Although Lichte did not explicitly name the upcoming car, his promise at the 2019 LA show that “in one more year here we will present our coupé” was almost certainly a reference to the production model of the GT, which was initially previewed in concept form in 2018.
The four-door sports saloon, sister car to the Porsche Taycan, will be the third of Audi’s stand-alone electric models, following the E-tron and the recently revealed E-tron Sportback. A compact electric model is also due. By 2025, Audi will have 12 electric models.
It will offer 248 miles of range on the WLTP cycle and, most notably, be capable of charging at 350kW. This will dramatically reduce charging times, meaning that an 80% fast charge will be achievable in under 20 minutes. Currently, a similar level charge takes more than double that time.
For at-home charging, as well as using a traditional cable, Audi will offer a wireless charging option via an induction plate.

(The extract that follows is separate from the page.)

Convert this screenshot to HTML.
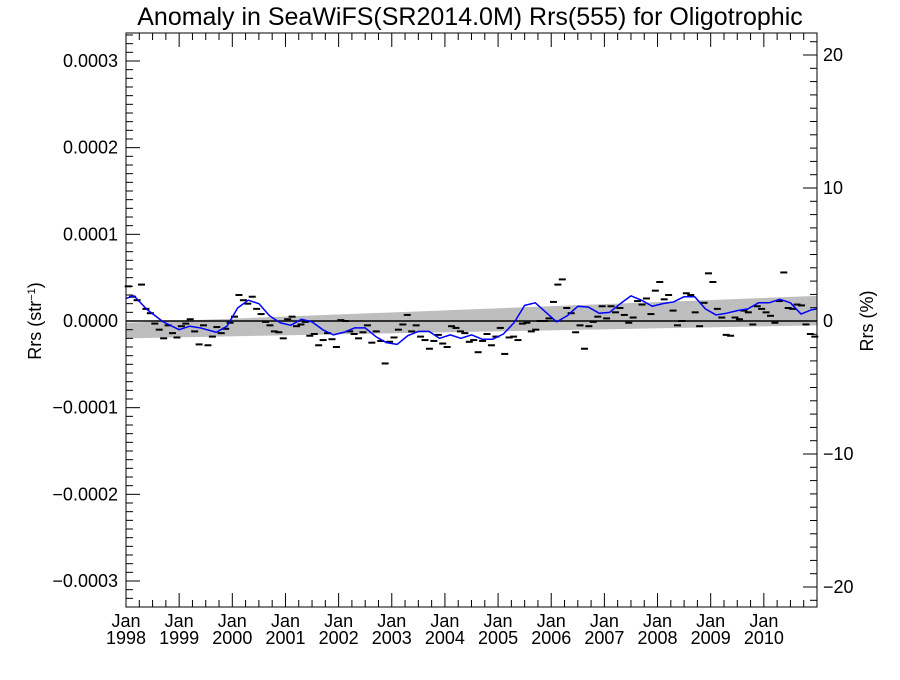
<!DOCTYPE html>
<html><head><meta charset="utf-8"><style>
body{margin:0;background:#fff;}
svg text{font-family:"Liberation Sans",sans-serif;fill:#000;}
</style></head><body>
<svg id="c" width="900" height="675"></svg>
<script>
const yearLabels=["1998","1999","2000","2001","2002","2003","2004","2005","2006","2007","2008","2009","2010"];
const leftTicks=[-0.0003,-0.0002,-0.0001,0,0.0001,0.0002,0.0003];
const leftTickLabels=["\u22120.0003","\u22120.0002","\u22120.0001","0.0000","0.0001","0.0002","0.0003"];
const rightTicks=[-20,-10,0,10,20];
const rightTickLabels=["\u221220","\u221210","0","10","20"];
// monthly anomalies, units 1e-6 sr^-1, Jan 1998 .. Dec 2010
const monthly=[
 40,28,24,42,14,9,-3,-10,-20,-5,-14,-19,
 -6,-3,2,-12,-27,-5,-28,-18,-7,-14,-9,-2,
 5,30,24,20,28,14,8,-1,-5,-12,-13,-20,
 2,5,-6,-4,-1,-17,-15,-28,-22,-14,-21,-30,
 1,0,-12,-15,-20,-13,-5,-25,-12,-23,-49,-24,
 -19,-10,-4,7,-12,-5,-18,-22,-32,-23,-16,-26,
 -30,-6,-8,-12,-14,-24,-22,-36,-23,-15,-28,-18,
 -8,-38,-19,-18,-22,-3,-2,-12,-10,0,0,3,
 22,42,48,15,9,-13,-5,-32,-6,-1,5,17,
 3,17,10,15,7,-2,4,23,19,26,8,35,
 45,25,30,12,-5,0,32,30,10,-6,21,55,
 45,14,4,-16,-17,4,2,12,10,-4,17,14,
 10,6,-2,23,56,15,14,19,18,-4,-15,-18];
const smoothX=[1998.0,1998.15,1998.4,1998.7,1999.0,1999.2,1999.4,1999.7,1999.9,2000.1,2000.3,2000.5,2000.7,2000.9,2001.1,2001.3,2001.5,2001.7,2001.9,2002.1,2002.3,2002.5,2002.7,2002.9,2003.1,2003.3,2003.5,2003.7,2003.9,2004.1,2004.3,2004.5,2004.7,2004.9,2005.1,2005.3,2005.5,2005.7,2005.9,2006.1,2006.3,2006.5,2006.7,2006.9,2007.1,2007.3,2007.5,2007.7,2007.9,2008.1,2008.3,2008.5,2008.7,2008.9,2009.1,2009.3,2009.5,2009.7,2009.9,2010.1,2010.3,2010.5,2010.7,2010.9,2011.0];
const smoothY=[26,29,13,-1,-10,-6,-8,-13,-6,15,24,20,6,-2,-5,2,-1,-10,-16,-13,-8,-8,-18,-25,-27,-17,-12,-12,-20,-16,-20,-16,-21,-21,-15,-2,18,21,10,-1,6,17,16,9,10,20,29,24,17,20,22,28,28,14,7,9,12,14,21,21,25,21,8,13,14];
const bandX=[1998,2011];
const bandLow=[-20,-5];
const bandHigh=[-2,29];

const L=126,R=817,T=33,B=607;
const xS=t=>L+(t-1998)/13*(R-L);
const yS=v=>321-v*866700;
const yU=u=>yS(u*1e-6);
const yP=p=>321-p*13.3;
const svg=document.getElementById('c');
const NS='http://www.w3.org/2000/svg';
function mk(tag,at,parent){const e=document.createElementNS(NS,tag);for(const k in at)e.setAttribute(k,at[k]);(parent||svg).appendChild(e);return e;}

let t=mk('text',{x:470,y:25,'text-anchor':'middle','font-size':25});
t.textContent='Anomaly in SeaWiFS(SR2014.0M) Rrs(555) for Oligotrophic';



const bp=`M${xS(bandX[0])},${yU(bandHigh[0])} L${xS(bandX[1])},${yU(bandHigh[1])} L${xS(bandX[1])},${yU(bandLow[1])} L${xS(bandX[0])},${yU(bandLow[0])} Z`;
let band=mk('path',{d:bp,fill:'#bebebe'});


let zl=mk('line',{x1:L,x2:R,y1:yS(0),y2:yS(0),stroke:'#000','stroke-width':1.5});



const g=mk('g',{});


monthly.forEach((v,i)=>{const x=xS(1998+(i+0.5)/12);const l=mk('line',{x1:x-3.5,x2:x+3.5,y1:yU(v),y2:yU(v),stroke:'#000','stroke-width':2},g);

});

let sm=mk('polyline',{points:smoothX.map((x,i)=>xS(x)+','+yU(smoothY[i])).join(' '),fill:'none',stroke:'#0000ff','stroke-width':1.5,'stroke-linejoin':'round'});



let fr=mk('rect',{x:L,y:T,width:R-L,height:B-T,fill:'none',stroke:'#000','stroke-width':1});



for(let k=-33;k<=33;k++){const y=yS(k*1e-5);const big=k%10===0;mk('line',{x1:L,x2:L+(big?14:7),y1:y,y2:y,stroke:'#000'});}
leftTicks.forEach((v,i)=>{const e=mk('text',{x:L-8,y:yS(v)+6,'text-anchor':'end','font-size':18});e.textContent=leftTickLabels[i];

});
for(let k=-21;k<=21;k++){const y=yP(k);const big=k%10===0;mk('line',{x1:R,x2:R-(big?14:7),y1:y,y2:y,stroke:'#000'});}
rightTicks.forEach((v,i)=>{const e=mk('text',{x:R+6,y:yP(v)+6,'font-size':18});e.textContent=rightTickLabels[i];

});
for(let q=0;q<52;q++){const x=xS(1998+q/4);const big=q%4===0;mk('line',{x1:x,x2:x,y1:B,y2:B-(big?14:7),stroke:'#000'});mk('line',{x1:x,x2:x,y1:T,y2:T+(big?14:7),stroke:'#000'});}
yearLabels.forEach((yr,i)=>{const x=xS(1998+i);
const a=mk('text',{x:x,y:627,'text-anchor':'middle','font-size':18});a.textContent='Jan';


const b=mk('text',{x:x,y:644,'text-anchor':'middle','font-size':18});b.textContent=yr;

});

let yl=mk('text',{transform:'translate(41,321) rotate(-90)','text-anchor':'middle','font-size':18});
yl.innerHTML='Rrs (str<tspan dy="-6" font-size="11">\u22121</tspan><tspan dy="6">)</tspan>';


let yr2=mk('text',{transform:'translate(873,321) rotate(-90)','text-anchor':'middle','font-size':18});
yr2.textContent='Rrs (%)';


</script>
</body></html>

The GT concept’s two synchronous motors, one at the front and one at the rear, produce a collective 582bhp power output, enabling it to accelerate from 0-62mph in 3.5sec with a top speed of 149mph. Torque is transferred to the wheels via the quattro permanent all-wheel drive with torque vectoring.
“The acceleration isn’t important. It’s being able to reproduce that acceleration five, six, seven times,” said Audi Sport product marketing boss Stefan Holischka, alluding to some electric performance cars that struggle to replicate acceleration times more than once due to battery limitations.
The GT’s 96kWh battery takes up the entire underfloor area between the front and rear axles, giving the car a centre of gravity comparable to the R8.
There is also all-wheel steering, all of which creates a “sports car-like agility and precision,” said Audi. “The 96kWh battery is the perfect combination for performance, charging time and range,” added Holischka.